Crush the garlic in a garlic press into a small mixing bowl. Add the salt, oregano, cumin, and pepper and mash together with a fork to make a paste. Place the pork in a baking dish and rub the paste all over and into the slits you’ve made. Pour the citrus juice into the baking dish and add 1/2 cup sherry. Sprinkle the onion rings over the top. Cover with plastic wrap and marinate, refrigerated, for at least 4 hours, preferably overnight. Turn the roast once or twice while marinating.
Preheat oven to 400 F. Remove the roast from the marinade and pat dry; reserve the marinade and onion. Place pork in a baking dish or Dutch oven just large enough to hold it comfortably. Cook 20 minutes, then lower oven temperature to 325 F. Add the marinade and onion. Continue to cook, basting every 15 minutes with the pan juices, until the pork reaches an internal temperature of 165 F, 40 minutes or so.
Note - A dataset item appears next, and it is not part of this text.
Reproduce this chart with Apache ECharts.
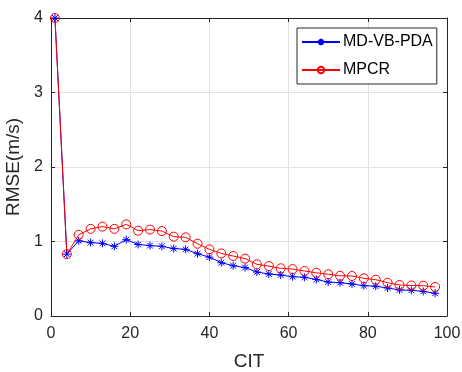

If the pan juice dry up on you, add more sherry or water, about 1/2 cup. Remove the roast from the oven and tent with foil. Let stand about 10 minutes, untouched.
Optional: while the pork is resting, add 1 cup water to the roasting pan and loosen any browned bits. Bring to a boil stovetop and cook, stirring, until the juices have reduced to about 1/2 cup. Slice the pork thinly and serve it with the onion pan sauce. You can also swirl butter into the pan sauce at the last minute to make it richer and tastier. However, this last step should be skipped if you are using the whole roast for sandwiches.